**DIRECTIONS FOR THIS TASK**
Can you output the material exactly as written, minus any pictures it holds?

**INFORMATION SUPPLIED**
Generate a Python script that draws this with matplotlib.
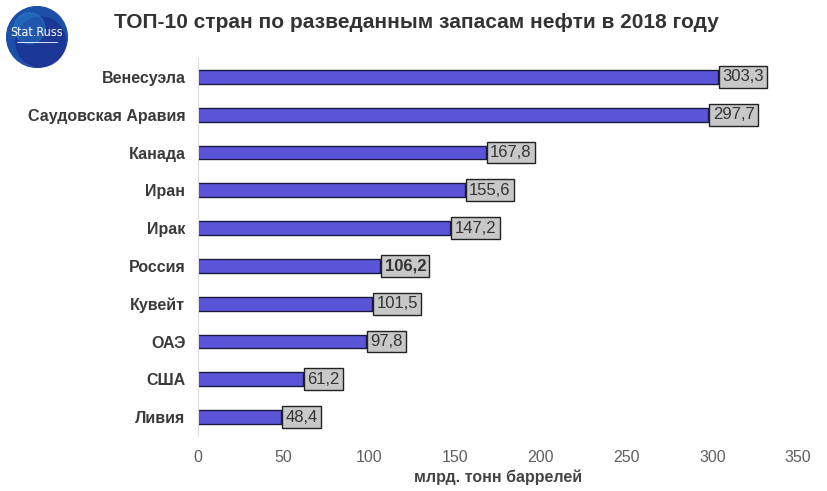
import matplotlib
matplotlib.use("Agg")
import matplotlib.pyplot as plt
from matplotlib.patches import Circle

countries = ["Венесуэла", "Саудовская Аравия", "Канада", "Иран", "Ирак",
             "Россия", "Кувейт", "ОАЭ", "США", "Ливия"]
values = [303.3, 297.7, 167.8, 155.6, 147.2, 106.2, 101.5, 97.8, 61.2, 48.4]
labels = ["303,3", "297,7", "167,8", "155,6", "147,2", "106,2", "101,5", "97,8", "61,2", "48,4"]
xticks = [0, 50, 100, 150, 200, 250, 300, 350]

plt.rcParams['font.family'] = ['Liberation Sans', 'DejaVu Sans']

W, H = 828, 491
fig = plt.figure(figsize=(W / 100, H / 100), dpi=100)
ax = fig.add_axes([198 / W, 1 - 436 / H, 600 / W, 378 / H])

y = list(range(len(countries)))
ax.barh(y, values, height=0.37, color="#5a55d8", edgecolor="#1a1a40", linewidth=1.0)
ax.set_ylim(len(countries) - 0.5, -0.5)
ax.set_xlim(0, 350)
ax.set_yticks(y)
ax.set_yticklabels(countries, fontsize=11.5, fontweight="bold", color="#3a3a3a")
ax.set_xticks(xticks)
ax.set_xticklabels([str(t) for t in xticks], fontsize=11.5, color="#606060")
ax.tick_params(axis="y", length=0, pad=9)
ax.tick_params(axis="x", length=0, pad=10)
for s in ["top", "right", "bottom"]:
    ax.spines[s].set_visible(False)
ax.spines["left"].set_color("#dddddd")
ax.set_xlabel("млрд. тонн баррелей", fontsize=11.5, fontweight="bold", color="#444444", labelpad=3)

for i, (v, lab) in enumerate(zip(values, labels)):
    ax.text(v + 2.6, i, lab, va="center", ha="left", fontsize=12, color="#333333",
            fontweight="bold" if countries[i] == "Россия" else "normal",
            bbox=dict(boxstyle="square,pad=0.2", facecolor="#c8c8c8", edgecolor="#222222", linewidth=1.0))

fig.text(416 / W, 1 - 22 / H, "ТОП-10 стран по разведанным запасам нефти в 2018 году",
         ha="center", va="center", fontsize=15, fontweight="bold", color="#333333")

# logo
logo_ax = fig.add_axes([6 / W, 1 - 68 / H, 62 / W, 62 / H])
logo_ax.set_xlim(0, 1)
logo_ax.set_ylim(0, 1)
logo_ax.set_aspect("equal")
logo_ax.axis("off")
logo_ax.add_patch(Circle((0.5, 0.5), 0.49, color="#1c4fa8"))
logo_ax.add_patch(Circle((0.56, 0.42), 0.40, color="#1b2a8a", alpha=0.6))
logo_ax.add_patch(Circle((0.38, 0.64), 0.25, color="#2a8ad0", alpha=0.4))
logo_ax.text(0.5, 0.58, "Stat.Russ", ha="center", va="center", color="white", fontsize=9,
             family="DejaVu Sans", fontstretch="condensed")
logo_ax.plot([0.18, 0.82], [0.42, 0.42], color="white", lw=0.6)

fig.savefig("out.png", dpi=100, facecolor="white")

**WRITTEN RESPONSE**
Generate a Python script that draws this with matplotlib.
import matplotlib
matplotlib.use("Agg")
import matplotlib.pyplot as plt
from matplotlib.patches import Circle

countries = ["Венесуэла", "Саудовская Аравия", "Канада", "Иран", "Ирак",
             "Россия", "Кувейт", "ОАЭ", "США", "Ливия"]
values = [303.3, 297.7, 167.8, 155.6, 147.2, 106.2, 101.5, 97.8, 61.2, 48.4]
labels = ["303,3", "297,7", "167,8", "155,6", "147,2", "106,2", "101,5", "97,8", "61,2", "48,4"]
xticks = [0, 50, 100, 150, 200, 250, 300, 350]

plt.rcParams['font.family'] = ['Liberation Sans', 'DejaVu Sans']

W, H = 828, 491
fig = plt.figure(figsize=(W / 100, H / 100), dpi=100)
ax = fig.add_axes([198 / W, 1 - 436 / H, 600 / W, 378 / H])

y = list(range(len(countries)))
ax.barh(y, values, height=0.37, color="#5a55d8", edgecolor="#1a1a40", linewidth=1.0)
ax.set_ylim(len(countries) - 0.5, -0.5)
ax.set_xlim(0, 350)
ax.set_yticks(y)
ax.set_yticklabels(countries, fontsize=11.5, fontweight="bold", color="#3a3a3a")
ax.set_xticks(xticks)
ax.set_xticklabels([str(t) for t in xticks], fontsize=11.5, color="#606060")
ax.tick_params(axis="y", length=0, pad=9)
ax.tick_params(axis="x", length=0, pad=10)
for s in ["top", "right", "bottom"]:
    ax.spines[s].set_visible(False)
ax.spines["left"].set_color("#dddddd")
ax.set_xlabel("млрд. тонн баррелей", fontsize=11.5, fontweight="bold", color="#444444", labelpad=3)

for i, (v, lab) in enumerate(zip(values, labels)):
    ax.text(v + 2.6, i, lab, va="center", ha="left", fontsize=12, color="#333333",
            fontweight="bold" if countries[i] == "Россия" else "normal",
            bbox=dict(boxstyle="square,pad=0.2", facecolor="#c8c8c8", edgecolor="#222222", linewidth=1.0))

fig.text(416 / W, 1 - 22 / H, "ТОП-10 стран по разведанным запасам нефти в 2018 году",
         ha="center", va="center", fontsize=15, fontweight="bold", color="#333333")

# logo
logo_ax = fig.add_axes([6 / W, 1 - 68 / H, 62 / W, 62 / H])
logo_ax.set_xlim(0, 1)
logo_ax.set_ylim(0, 1)
logo_ax.set_aspect("equal")
logo_ax.axis("off")
logo_ax.add_patch(Circle((0.5, 0.5), 0.49, color="#1c4fa8"))
logo_ax.add_patch(Circle((0.56, 0.42), 0.40, color="#1b2a8a", alpha=0.6))
logo_ax.add_patch(Circle((0.38, 0.64), 0.25, color="#2a8ad0", alpha=0.4))
logo_ax.text(0.5, 0.58, "Stat.Russ", ha="center", va="center", color="white", fontsize=9,
             family="DejaVu Sans", fontstretch="condensed")
logo_ax.plot([0.18, 0.82], [0.42, 0.42], color="white", lw=0.6)

fig.savefig("out.png", dpi=100, facecolor="white")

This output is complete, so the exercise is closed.